A criminal investigation that saw raids of a European AI cloud company is focusing on whether the company used its $586 million worth of NVIDIA AI GPUs for crypto mining, after getting massive tax breaks on the funds to buy those AI chips.

In a new report from Bloomberg, the report says that European prosecutors are looking into Northern Data and its purchase of GPUs for its site in northern Sweden. Authorities are investigating whether Northern Data, which is backed by stablecoin issuer Tether Holdings SA, obtained a tax break by claiming that the AI chips were being used for AI, when instead they were being used for cryptocurrency mining.
A few years ago, Sweden embraced the idea of cryptocurrency mining, but turned that idea around in 2023 and removed tax incentives for companies that were establishing mining operations, leaving them in place for data centers. After that, Swedish tax authorities have been investigating several crypto miners for allegedly providing misleading information to benefit from tax incentives, according to sources of Bloomberg.
A Northern Data spokesperson said: "Northern Data believes there is a misunderstanding of tax treatment of its GPU offering, which is solely dedicated for cloud computing, and the economic and legal structure of the company's legacy crypto mining operations". There has been a senior Northern Data employee in Sweden that was also interrogated.
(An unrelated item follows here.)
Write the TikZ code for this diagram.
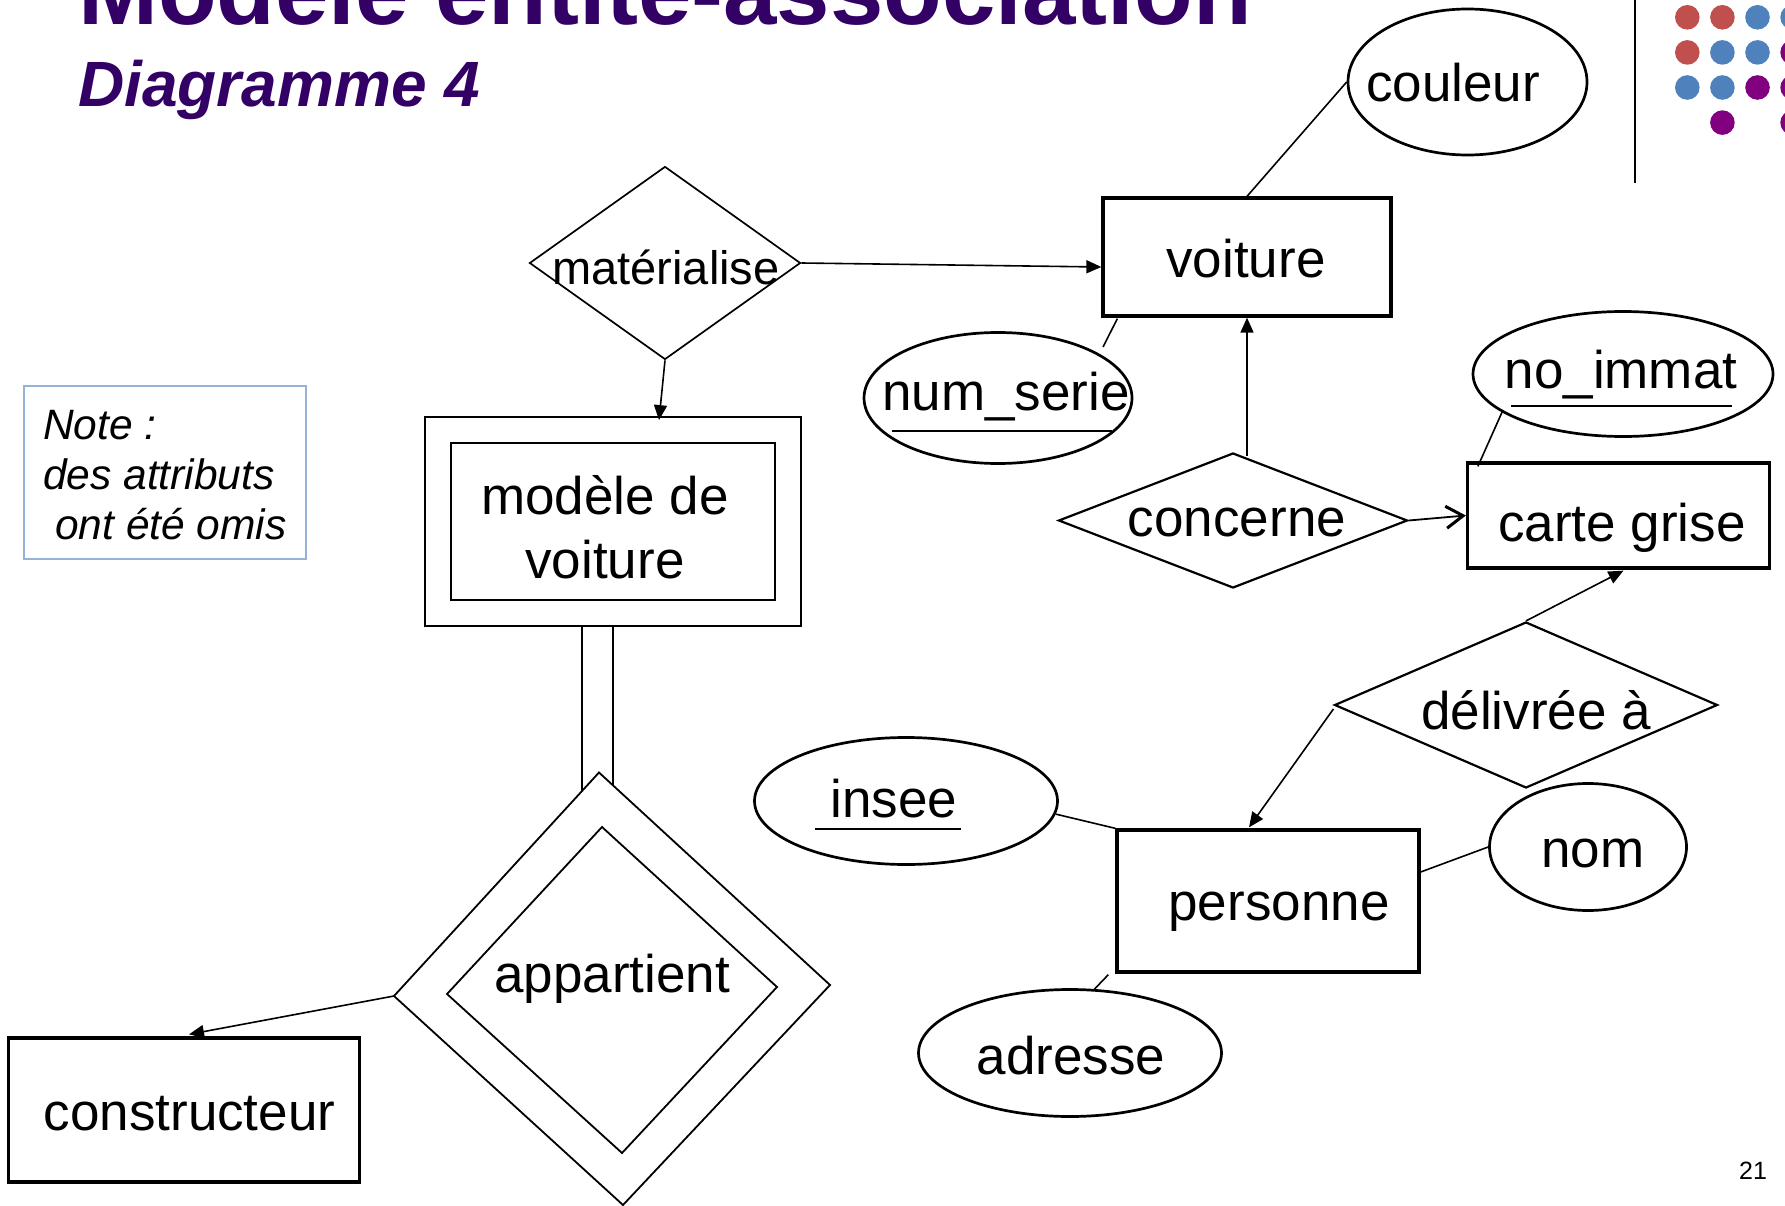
\documentclass[tikz,border=0pt]{standalone}
\usepackage{fontspec}
\setmainfont{Liberation Sans}
\usetikzlibrary{shapes.geometric,arrows.meta,calc}
\definecolor{titlepurple}{HTML}{330066}
\definecolor{dotred}{HTML}{C0504D}
\definecolor{dotblue}{HTML}{4F81BD}
\definecolor{dotpurple}{HTML}{800080}
\definecolor{noteblue}{HTML}{95B3D7}
\begin{document}
\begin{tikzpicture}[x=1pt,y=-1pt,
  lbl/.style={anchor=base,inner sep=0pt,font=\fontsize{53}{60}\selectfont},
  notetext/.style={anchor=base west,inner sep=0pt,font=\fontsize{42.5}{48}\selectfont\itshape},
  entity/.style={draw,rectangle,line width=3.3pt,inner sep=0pt},
  attr/.style={draw,ellipse,line width=2.7pt,inner sep=0pt},
  rel/.style={draw,diamond,inner sep=0pt,line width=2.2pt},
  link/.style={line width=1.6pt},
  ulink/.style={line width=2pt},
  arr/.style={line width=1.6pt,-{Triangle[length=15pt,width=13pt]}},
  openarr/.style={line width=1.8pt,-{Straight Barb[length=17pt,width=22pt,line width=3pt]}}
]
\useasboundingbox (0,0) rectangle (1785,1206);

% heading
\node[anchor=base west,inner sep=0pt,text=titlepurple,
      font=\fontsize{96}{100}\selectfont\bfseries] (title) at (78,25) {Modèle entité-association};
\node[anchor=base west,inner sep=0pt,text=titlepurple,
      font=\fontsize{64}{70}\selectfont\bfseries\itshape] (subtitle) at (78,107) {Diagramme 4};

% decorative corner: rule and dot grid
\draw[line width=2.5pt] (1635,0) -- (1635,183);
\foreach \c/\i/\j in {dotred/0/0, dotred/1/0, dotblue/2/0, dotblue/3/0,
                      dotred/0/1, dotblue/1/1, dotblue/2/1, dotpurple/3/1,
                      dotblue/0/2, dotblue/1/2, dotpurple/2/2, dotpurple/3/2,
                      dotpurple/1/3, dotpurple/3/3}
  \fill[\c] (1687.3+35.1*\i, 17.3+35.1*\j) circle[radius=12.3pt];

% note box
\node[draw=noteblue,line width=1.5pt,inner sep=0pt,minimum width=282pt,minimum height=173pt] (note) at (165,472.5) {};
\node[notetext] (note1) at (43,439) {Note :};
\node[notetext] (note2) at (43,489) {des attributs};
\node[notetext] (note3) at (55,539) {ont été omis};

% entities
\node[entity,minimum width=288pt,minimum height=118pt] (voit) at (1247,257) {};
\node[lbl] (voit-t) at (1246,278) {voiture};
\node[entity,minimum width=302pt,minimum height=105pt] (carte) at (1618.5,515.5) {};
\node[lbl] (carte-t) at (1622,541) {carte grise};
\node[entity,minimum width=302pt,minimum height=142pt] (pers) at (1268,901) {};
\node[lbl] (pers-t) at (1279,920) {personne};
\node[entity,minimum width=351pt,minimum height=144pt] (cons) at (184,1110) {};
\node[lbl] (cons-t) at (189.5,1130) {constructeur};

% weak entity
\node[draw,line width=1.8pt,inner sep=0pt,minimum width=376pt,minimum height=209pt] (modo) at (613,521.5) {};
\node[draw,line width=1.8pt,inner sep=0pt,minimum width=324pt,minimum height=157pt] (modi) at (613,521.5) {};
\node[lbl] (modi-t1) at (605,514) {modèle de};
\node[lbl] (modi-t2) at (605,578) {voiture};

% attributes
\node[attr,minimum width=239pt,minimum height=146pt] (coul) at (1467.5,82) {};
\node[lbl] (coul-t) at (1453,102) {couleur};
\node[attr,minimum width=268pt,minimum height=131pt] (ns) at (998,398) {};
\node[lbl] (ns-t) at (1006,410) {num\_serie};
\draw[ulink] (892,431) -- (1111.5,431);
\node[attr,minimum width=300pt,minimum height=125pt] (ni) at (1623,374) {};
\node[lbl] (ni-t) at (1621,388) {no\_immat};
\draw[ulink] (1511,406) -- (1732,406);
\node[attr,minimum width=303pt,minimum height=127pt] (insee) at (906,801) {};
\node[lbl] (insee-t) at (894,817) {insee};
\draw[ulink] (815,829) -- (961,829);
\node[attr,minimum width=197pt,minimum height=127pt] (nom) at (1588,847) {};
\node[lbl] (nom-t) at (1593,867) {nom};
\node[attr,minimum width=303pt,minimum height=127pt] (adr) at (1070,1053) {};
\node[lbl] (adr-t) at (1071,1074) {adresse};

% relationships
\node[rel,line width=1.7pt,minimum width=271pt,minimum height=193pt] (mat) at (665,263) {};
\node[lbl,font=\fontsize{47}{54}\selectfont] (mat-t) at (666,284) {matérialise};
\node[rel,minimum width=349pt,minimum height=135pt] (conc) at (1233,520.5) {};
\node[lbl] (conc-t) at (1237,536) {concerne};
\node[rel,minimum width=383pt,minimum height=166pt] (deliv) at (1526,705) {};
\node[lbl] (deliv-t) at (1536,729) {délivrée à};

% identifying relationship (tilted double diamond)
\coordinate (apo-t) at (599,772.5);
\coordinate (apo-r) at (830,985);
\coordinate (apo-b) at (623,1205);
\coordinate (apo-l) at (394,996);
\coordinate (api-t) at (602,827);
\coordinate (api-r) at (777,987);
\coordinate (api-b) at (622,1153);
\coordinate (api-l) at (447,994);
\draw[line width=1.8pt,line join=miter] (apo-t) -- (apo-r) -- (apo-b) -- (apo-l) -- cycle;
\draw[line width=1.8pt,line join=miter] (api-t) -- (api-r) -- (api-b) -- (api-l) -- cycle;
\node[lbl] (ap-t) at (612,992) {appartient};

% connectors
\draw[link] (voit.north) -- (coul.west);
\draw[arr] (mat.east) -- ($(voit.west)+(0,10)$);
\draw[arr] (mat.south) -- ($(modo.north)+(46,4)$);
\draw[link] ($(modo.south)+(-31,0)$) -- ($(apo-t)!0.083!(apo-l)$);
\draw[link] (modo.south) -- ($(apo-t)!0.0606!(apo-r)$);
\draw[arr] (apo-l) -- ($(cons.north)+(5,-2)$);
\draw[link] ($(ns.center)+(105,-51)$) -- ($(voit.south west)+(16,1)$);
\draw[arr] ($(conc.north -| voit.south)+(0,4)$) -- (voit.south);
\draw[openarr] (conc.east) -- (carte.west);
\draw[link] ($(ni.center)+(-120,36)$) -- ($(carte.north west)+(12,5)$);
\draw[arr] (deliv.north) -- ($(carte.south)+(5,1)$);
\draw[arr] ($(deliv.west)+(0,4)$) -- ($(pers.north)+(-19,-1)$);
\draw[link] (insee.-5) -- (pers.north west);
\draw[link] (nom.west) -- ($(pers.east)+(0,-29)$);
\draw[link] (adr.69) -- ($(pers.south west)+(-7,1)$);

% slide number
\node[anchor=base west,inner sep=0pt,font=\fontsize{25}{28}\selectfont] (pageno) at (1739,1179) {21};
\end{tikzpicture}
\end{document}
This particular case is looking into three of Northern Data's subsidiaries in Sweden between the years of 2021 and 2024, with investigators probing into the subsidiaries of tax crimes and money laundering, explains Jerker Asplung, a delegated prosecutor for EPPO.
This isn't the first time that Northern Data has used NVIDIA AI GPUs for crypto mining, where the firm used the AI chips for crypto mining Ether until the token's blockchain went through its massive software update back in 2022 that rendered the chips unnecessary for that purpose. In 2023, the company spent about €400 million on buying 10,000 of NVIDIA's H100 AI GPUs to expand its European AI offering.
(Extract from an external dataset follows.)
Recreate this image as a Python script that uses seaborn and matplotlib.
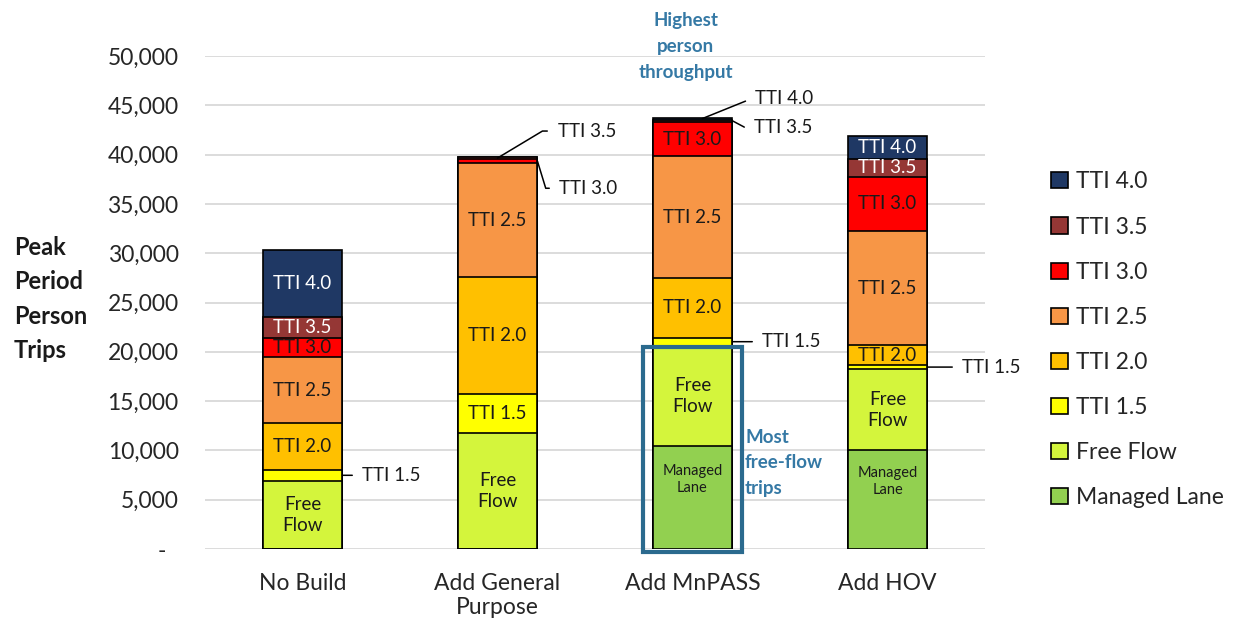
"""Peak period person trips by scenario — stacked TTI bars."""

import matplotlib

matplotlib.use("Agg")

import matplotlib.pyplot as plt
import pandas as pd
import seaborn as sns
from matplotlib.patches import Patch, Rectangle
from matplotlib.ticker import FuncFormatter

scenarios = ["No Build", "Add General\nPurpose", "Add MnPASS", "Add HOV"]
layers = ["Managed Lane", "Free Flow", "TTI 1.5", "TTI 2.0",
          "TTI 2.5", "TTI 3.0", "TTI 3.5", "TTI 4.0"]

managed_lane = [0, 0, 10400, 10000]
free_flow = [6900, 11800, 10200, 8250]
tti_15 = [1150, 3950, 850, 400]
tti_20 = [4700, 11800, 6000, 2000]
tti_25 = [6700, 11550, 12400, 11600]
tti_30 = [2000, 450, 3450, 5500]
tti_35 = [2100, 200, 250, 1850]
tti_40 = [6800, 0, 200, 2300]

colors = {
    "TTI 4.0": "#1F3864",
    "TTI 3.5": "#953735",
    "TTI 3.0": "#FF0000",
    "TTI 2.5": "#F79646",
    "TTI 2.0": "#FFC000",
    "TTI 1.5": "#FFFF00",
    "Free Flow": "#D4F53C",
    "Managed Lane": "#92D050",
}
BLUE = "#3579A5"

values = [managed_lane, free_flow, tti_15, tti_20, tti_25, tti_30, tti_35, tti_40]
rows = []
for i, sc in enumerate(scenarios):
    bottom = 0
    for layer, vals in zip(layers, values):
        rows.append(dict(scenario=sc, idx=i, layer=layer, value=vals[i],
                         bottom=bottom, top=bottom + vals[i]))
        bottom += vals[i]
df = pd.DataFrame(rows)

sns.set_style("white")
plt.rcParams["font.family"] = ["Lato", "DejaVu Sans"]

fig = plt.figure(figsize=(12.37, 6.25), dpi=100)
ax = fig.add_axes([205 / 1237, 1 - 549 / 625, 780 / 1237, 493 / 625])

BAR_W = 0.41
# stacked bars: draw cumulative totals from the top layer downwards
for layer in reversed(layers):
    sub = df[df["layer"] == layer]
    sns.barplot(data=sub, x="scenario", y="top", order=scenarios,
                color=colors[layer], saturation=1, edgecolor="black",
                linewidth=1.2, width=BAR_W, errorbar=None, ax=ax)

ax.set_xlim(-0.5, 3.5)
ax.set_ylim(0, 50000)
ax.set_yticks(range(0, 50001, 5000))
ax.yaxis.set_major_formatter(FuncFormatter(lambda v, p: "-  " if v == 0 else f"{v:,.0f}"))
ax.set_axisbelow(True)
ax.yaxis.grid(True, color="#D9D9D9", lw=1.3)
sns.despine(ax=ax, left=True, bottom=True)
ax.tick_params(axis="y", length=0, pad=19, labelsize=16.5, colors="#262626")
ax.tick_params(axis="x", length=0, pad=17, labelsize=16.5, colors="#262626")
ax.set_xlabel("")
ax.set_ylabel("")

fig.text(14 / 1237, 1 - 299 / 625, "Peak\nPeriod\nPerson\nTrips", ha="left", va="center",
         fontsize=17, fontweight="bold", linespacing=1.58, color="#1a1a1a")

# labels inside segments
for r in df.itertuples():
    if r.value < 1200:
        continue
    mid = r.bottom + r.value / 2
    txt, fs, dy = r.layer, 13.5, 0
    if r.layer == "Free Flow":
        txt = "Free\nFlow"
    elif r.layer == "Managed Lane":
        txt, fs, dy = "Managed\nLane", 10.5, 18
    col = "white" if r.layer in ("TTI 4.0", "TTI 3.5") else "#1a1a1a"
    ax.annotate(txt, (r.idx, mid), xytext=(0, dy * 0.72), textcoords="offset points",
                ha="center", va="center", fontsize=fs, color=col, linespacing=1.3)

# leader-line labels for thin segments: (dx px, dy px, anchor x offset, angle)
outside = {
    (0, "TTI 1.5"): (20, 0, BAR_W / 2, None),
    (1, "TTI 3.5"): (60, 27, 0.0, 31),
    (1, "TTI 3.0"): (22, -27, BAR_W / 2, -73),
    (2, "TTI 4.0"): (53, 20, 0.05, 22),
    (2, "TTI 3.5"): (22, -7, BAR_W / 2, -28),
    (2, "TTI 1.5"): (30, 0, BAR_W / 2, None),
    (3, "TTI 1.5"): (35, 0, BAR_W / 2, None),
}
for (i, layer), (dx, dy, ax_off, ang) in outside.items():
    r = df[(df["idx"] == i) & (df["layer"] == layer)].iloc[0]
    mid = r["bottom"] + r["value"] / 2
    cs = "arc3" if ang is None else f"angle,angleA=0,angleB={ang},rad=0"
    ax.annotate(layer, (i + ax_off, mid), xytext=(dx * 0.72, dy * 0.72),
                textcoords="offset points", ha="left", va="center", fontsize=13.5,
                color="#1a1a1a", annotation_clip=False,
                arrowprops=dict(arrowstyle="-", color="black", lw=1.1,
                                shrinkA=5, shrinkB=0, connectionstyle=cs))

# highlight box around MnPASS free-flow trips
mn = df[df["idx"] == 2].set_index("layer")
box_top = mn.loc["Free Flow", "top"]
ax.add_patch(Rectangle((2 - 0.255, -350), 0.51, box_top + 200, fill=False,
                       edgecolor="#2B6A8E", lw=3, clip_on=False, zorder=5))
ax.annotate("Most\nfree-flow\ntrips", (2 + 0.255, box_top / 2), xytext=(2, -11),
            textcoords="offset points", ha="left", va="center", fontsize=13.5,
            fontweight="bold", color=BLUE, linespacing=1.62)
ax.annotate("Highest\nperson\nthroughput", (2, mn["top"].max()), xytext=(-5, 51),
            textcoords="offset points", ha="center", va="center", fontsize=13.5,
            fontweight="bold", color=BLUE, linespacing=1.65, annotation_clip=False)

handles = [Patch(facecolor=colors[l], edgecolor="black", lw=1.2, label=l)
           for l in reversed(layers)]
fig.legend(handles=handles, loc="upper left", bbox_to_anchor=(1040 / 1237, 1 - 160 / 625),
           frameon=False, fontsize=16.5, labelspacing=1.05, handlelength=0.7,
           handleheight=0.7, handletextpad=0.35, borderpad=0, labelcolor="#262626")

fig.savefig("out.png", dpi=100)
Northern Data is majority-owned by Tether, which also invested in Rumble, with last month seeing Bloomberg report that Rumble was considering an offer to acquire Northern Data in an all-stock deal that would put its value at around $1.17 billion. Tether is also in discussions with investors to raise around $20 billion in a deal that would push the crypto firm into the highest ranks of the world's most valuable private companies.
A spokesperson for Tether said: "Tether is not involved in the day-to-day management of this company and was not aware of any such investigations prior to these reports. This company is a small part of our overall portfolio of investments and has no impact or bearing on Tether's business or operations".